### THE TASK
Your copy of the material must match it exactly, except that pictures are dropped.

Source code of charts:
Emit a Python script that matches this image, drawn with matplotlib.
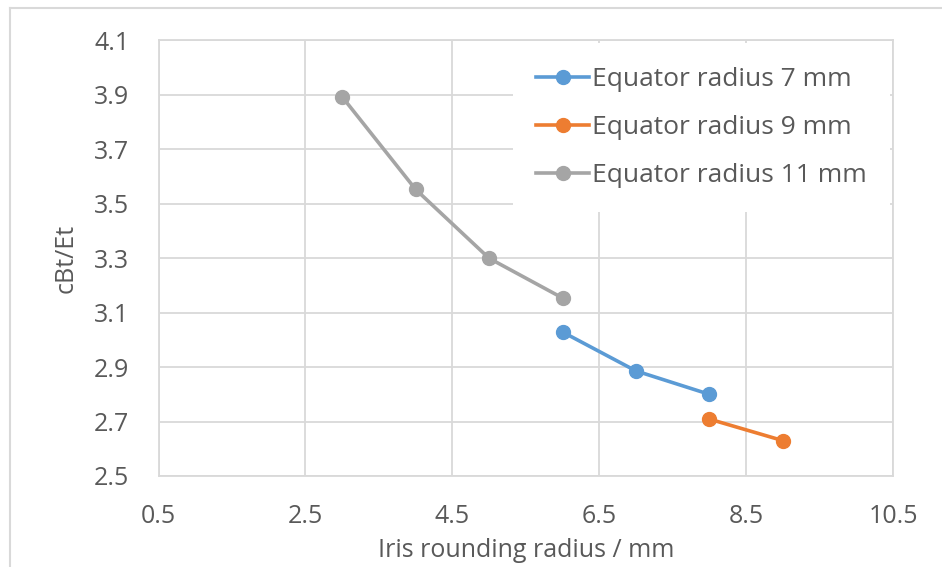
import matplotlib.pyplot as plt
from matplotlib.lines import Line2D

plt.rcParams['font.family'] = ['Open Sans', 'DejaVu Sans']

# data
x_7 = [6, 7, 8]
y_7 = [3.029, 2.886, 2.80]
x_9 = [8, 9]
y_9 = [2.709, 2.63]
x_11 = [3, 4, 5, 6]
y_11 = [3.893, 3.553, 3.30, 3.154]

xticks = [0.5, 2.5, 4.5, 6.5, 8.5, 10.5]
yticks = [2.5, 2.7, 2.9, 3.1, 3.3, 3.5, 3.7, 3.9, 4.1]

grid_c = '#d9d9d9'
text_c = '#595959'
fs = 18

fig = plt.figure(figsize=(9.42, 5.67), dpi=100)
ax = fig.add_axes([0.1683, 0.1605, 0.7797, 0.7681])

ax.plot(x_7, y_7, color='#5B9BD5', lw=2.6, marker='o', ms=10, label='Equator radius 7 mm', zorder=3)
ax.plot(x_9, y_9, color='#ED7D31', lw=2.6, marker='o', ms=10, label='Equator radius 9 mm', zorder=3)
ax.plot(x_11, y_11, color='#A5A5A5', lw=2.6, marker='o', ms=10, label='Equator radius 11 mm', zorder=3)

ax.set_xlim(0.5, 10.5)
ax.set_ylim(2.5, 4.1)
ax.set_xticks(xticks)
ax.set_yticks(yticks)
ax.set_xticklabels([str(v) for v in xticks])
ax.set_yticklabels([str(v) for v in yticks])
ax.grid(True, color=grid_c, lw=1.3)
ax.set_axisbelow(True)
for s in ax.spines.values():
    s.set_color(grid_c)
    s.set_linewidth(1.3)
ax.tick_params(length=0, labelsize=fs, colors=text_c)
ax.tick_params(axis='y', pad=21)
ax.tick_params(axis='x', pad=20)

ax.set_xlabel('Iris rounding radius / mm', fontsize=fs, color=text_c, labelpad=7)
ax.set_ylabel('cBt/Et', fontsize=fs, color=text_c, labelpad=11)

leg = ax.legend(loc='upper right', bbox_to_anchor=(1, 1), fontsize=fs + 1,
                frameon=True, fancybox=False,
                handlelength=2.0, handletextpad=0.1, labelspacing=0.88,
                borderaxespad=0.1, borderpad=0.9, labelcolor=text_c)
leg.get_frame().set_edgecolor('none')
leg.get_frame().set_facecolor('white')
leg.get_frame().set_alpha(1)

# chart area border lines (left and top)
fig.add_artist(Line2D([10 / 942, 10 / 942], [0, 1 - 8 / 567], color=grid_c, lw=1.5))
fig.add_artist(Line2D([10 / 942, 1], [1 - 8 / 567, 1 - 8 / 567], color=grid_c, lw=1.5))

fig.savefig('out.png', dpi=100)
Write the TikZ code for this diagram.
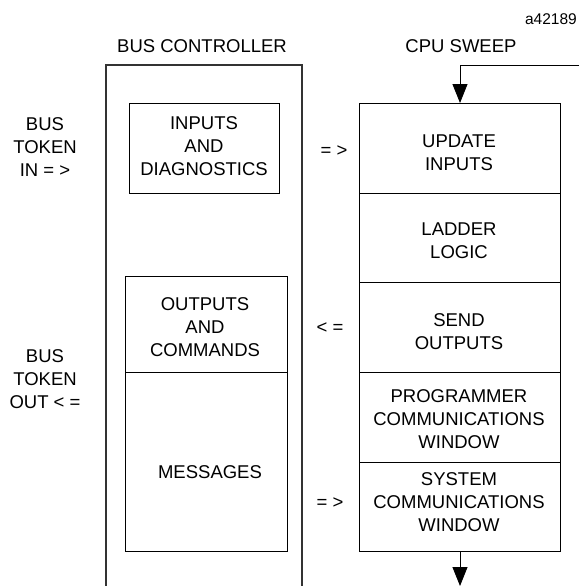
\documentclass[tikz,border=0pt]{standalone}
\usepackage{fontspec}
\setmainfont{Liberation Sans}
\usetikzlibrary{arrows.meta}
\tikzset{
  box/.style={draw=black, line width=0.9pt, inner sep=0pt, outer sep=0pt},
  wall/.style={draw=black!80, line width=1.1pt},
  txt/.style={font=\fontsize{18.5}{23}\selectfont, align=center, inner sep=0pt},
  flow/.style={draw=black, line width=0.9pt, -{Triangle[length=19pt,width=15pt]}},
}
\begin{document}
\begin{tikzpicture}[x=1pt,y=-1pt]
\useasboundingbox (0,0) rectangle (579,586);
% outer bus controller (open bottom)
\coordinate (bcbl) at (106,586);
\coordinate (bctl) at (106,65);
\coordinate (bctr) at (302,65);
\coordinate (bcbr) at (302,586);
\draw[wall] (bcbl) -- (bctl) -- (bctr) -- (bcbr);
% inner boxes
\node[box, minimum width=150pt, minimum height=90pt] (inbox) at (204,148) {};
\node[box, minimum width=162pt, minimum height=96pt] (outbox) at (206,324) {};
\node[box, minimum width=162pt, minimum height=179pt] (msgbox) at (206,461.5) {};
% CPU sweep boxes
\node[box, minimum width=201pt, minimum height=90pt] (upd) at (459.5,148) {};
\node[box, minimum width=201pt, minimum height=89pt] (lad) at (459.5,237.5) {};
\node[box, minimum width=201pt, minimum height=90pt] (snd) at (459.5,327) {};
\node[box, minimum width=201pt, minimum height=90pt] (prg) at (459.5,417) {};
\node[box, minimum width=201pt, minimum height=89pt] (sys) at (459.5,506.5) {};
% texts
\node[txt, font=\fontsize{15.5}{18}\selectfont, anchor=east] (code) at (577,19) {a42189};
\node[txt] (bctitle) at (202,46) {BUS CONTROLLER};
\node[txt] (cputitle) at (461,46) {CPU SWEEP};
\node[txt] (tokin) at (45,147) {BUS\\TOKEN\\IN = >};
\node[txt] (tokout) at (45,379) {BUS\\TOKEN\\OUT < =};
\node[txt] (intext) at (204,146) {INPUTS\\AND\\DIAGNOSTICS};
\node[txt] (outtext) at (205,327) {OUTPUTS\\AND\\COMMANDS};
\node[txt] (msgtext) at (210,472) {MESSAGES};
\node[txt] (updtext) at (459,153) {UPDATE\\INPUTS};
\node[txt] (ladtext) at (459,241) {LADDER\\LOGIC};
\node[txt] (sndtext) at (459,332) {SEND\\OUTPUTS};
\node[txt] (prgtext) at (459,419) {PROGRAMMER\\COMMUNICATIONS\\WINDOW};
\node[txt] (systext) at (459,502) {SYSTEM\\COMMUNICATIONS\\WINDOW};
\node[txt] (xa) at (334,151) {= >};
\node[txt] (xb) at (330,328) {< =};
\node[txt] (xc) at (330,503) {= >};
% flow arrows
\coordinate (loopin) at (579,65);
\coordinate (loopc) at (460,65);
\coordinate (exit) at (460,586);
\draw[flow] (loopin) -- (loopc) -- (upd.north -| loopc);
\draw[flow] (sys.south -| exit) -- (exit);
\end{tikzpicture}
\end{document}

### ANSWER
Emit a Python script that matches this image, drawn with matplotlib.
import matplotlib.pyplot as plt
from matplotlib.lines import Line2D

plt.rcParams['font.family'] = ['Open Sans', 'DejaVu Sans']

# data
x_7 = [6, 7, 8]
y_7 = [3.029, 2.886, 2.80]
x_9 = [8, 9]
y_9 = [2.709, 2.63]
x_11 = [3, 4, 5, 6]
y_11 = [3.893, 3.553, 3.30, 3.154]

xticks = [0.5, 2.5, 4.5, 6.5, 8.5, 10.5]
yticks = [2.5, 2.7, 2.9, 3.1, 3.3, 3.5, 3.7, 3.9, 4.1]

grid_c = '#d9d9d9'
text_c = '#595959'
fs = 18

fig = plt.figure(figsize=(9.42, 5.67), dpi=100)
ax = fig.add_axes([0.1683, 0.1605, 0.7797, 0.7681])

ax.plot(x_7, y_7, color='#5B9BD5', lw=2.6, marker='o', ms=10, label='Equator radius 7 mm', zorder=3)
ax.plot(x_9, y_9, color='#ED7D31', lw=2.6, marker='o', ms=10, label='Equator radius 9 mm', zorder=3)
ax.plot(x_11, y_11, color='#A5A5A5', lw=2.6, marker='o', ms=10, label='Equator radius 11 mm', zorder=3)

ax.set_xlim(0.5, 10.5)
ax.set_ylim(2.5, 4.1)
ax.set_xticks(xticks)
ax.set_yticks(yticks)
ax.set_xticklabels([str(v) for v in xticks])
ax.set_yticklabels([str(v) for v in yticks])
ax.grid(True, color=grid_c, lw=1.3)
ax.set_axisbelow(True)
for s in ax.spines.values():
    s.set_color(grid_c)
    s.set_linewidth(1.3)
ax.tick_params(length=0, labelsize=fs, colors=text_c)
ax.tick_params(axis='y', pad=21)
ax.tick_params(axis='x', pad=20)

ax.set_xlabel('Iris rounding radius / mm', fontsize=fs, color=text_c, labelpad=7)
ax.set_ylabel('cBt/Et', fontsize=fs, color=text_c, labelpad=11)

leg = ax.legend(loc='upper right', bbox_to_anchor=(1, 1), fontsize=fs + 1,
                frameon=True, fancybox=False,
                handlelength=2.0, handletextpad=0.1, labelspacing=0.88,
                borderaxespad=0.1, borderpad=0.9, labelcolor=text_c)
leg.get_frame().set_edgecolor('none')
leg.get_frame().set_facecolor('white')
leg.get_frame().set_alpha(1)

# chart area border lines (left and top)
fig.add_artist(Line2D([10 / 942, 10 / 942], [0, 1 - 8 / 567], color=grid_c, lw=1.5))
fig.add_artist(Line2D([10 / 942, 1], [1 - 8 / 567, 1 - 8 / 567], color=grid_c, lw=1.5))

fig.savefig('out.png', dpi=100)
Write the TikZ code for this diagram.
\documentclass[tikz,border=0pt]{standalone}
\usepackage{fontspec}
\setmainfont{Liberation Sans}
\usetikzlibrary{arrows.meta}
\tikzset{
  box/.style={draw=black, line width=0.9pt, inner sep=0pt, outer sep=0pt},
  wall/.style={draw=black!80, line width=1.1pt},
  txt/.style={font=\fontsize{18.5}{23}\selectfont, align=center, inner sep=0pt},
  flow/.style={draw=black, line width=0.9pt, -{Triangle[length=19pt,width=15pt]}},
}
\begin{document}
\begin{tikzpicture}[x=1pt,y=-1pt]
\useasboundingbox (0,0) rectangle (579,586);
% outer bus controller (open bottom)
\coordinate (bcbl) at (106,586);
\coordinate (bctl) at (106,65);
\coordinate (bctr) at (302,65);
\coordinate (bcbr) at (302,586);
\draw[wall] (bcbl) -- (bctl) -- (bctr) -- (bcbr);
% inner boxes
\node[box, minimum width=150pt, minimum height=90pt] (inbox) at (204,148) {};
\node[box, minimum width=162pt, minimum height=96pt] (outbox) at (206,324) {};
\node[box, minimum width=162pt, minimum height=179pt] (msgbox) at (206,461.5) {};
% CPU sweep boxes
\node[box, minimum width=201pt, minimum height=90pt] (upd) at (459.5,148) {};
\node[box, minimum width=201pt, minimum height=89pt] (lad) at (459.5,237.5) {};
\node[box, minimum width=201pt, minimum height=90pt] (snd) at (459.5,327) {};
\node[box, minimum width=201pt, minimum height=90pt] (prg) at (459.5,417) {};
\node[box, minimum width=201pt, minimum height=89pt] (sys) at (459.5,506.5) {};
% texts
\node[txt, font=\fontsize{15.5}{18}\selectfont, anchor=east] (code) at (577,19) {a42189};
\node[txt] (bctitle) at (202,46) {BUS CONTROLLER};
\node[txt] (cputitle) at (461,46) {CPU SWEEP};
\node[txt] (tokin) at (45,147) {BUS\\TOKEN\\IN = >};
\node[txt] (tokout) at (45,379) {BUS\\TOKEN\\OUT < =};
\node[txt] (intext) at (204,146) {INPUTS\\AND\\DIAGNOSTICS};
\node[txt] (outtext) at (205,327) {OUTPUTS\\AND\\COMMANDS};
\node[txt] (msgtext) at (210,472) {MESSAGES};
\node[txt] (updtext) at (459,153) {UPDATE\\INPUTS};
\node[txt] (ladtext) at (459,241) {LADDER\\LOGIC};
\node[txt] (sndtext) at (459,332) {SEND\\OUTPUTS};
\node[txt] (prgtext) at (459,419) {PROGRAMMER\\COMMUNICATIONS\\WINDOW};
\node[txt] (systext) at (459,502) {SYSTEM\\COMMUNICATIONS\\WINDOW};
\node[txt] (xa) at (334,151) {= >};
\node[txt] (xb) at (330,328) {< =};
\node[txt] (xc) at (330,503) {= >};
% flow arrows
\coordinate (loopin) at (579,65);
\coordinate (loopc) at (460,65);
\coordinate (exit) at (460,586);
\draw[flow] (loopin) -- (loopc) -- (upd.north -| loopc);
\draw[flow] (sys.south -| exit) -- (exit);
\end{tikzpicture}
\end{document}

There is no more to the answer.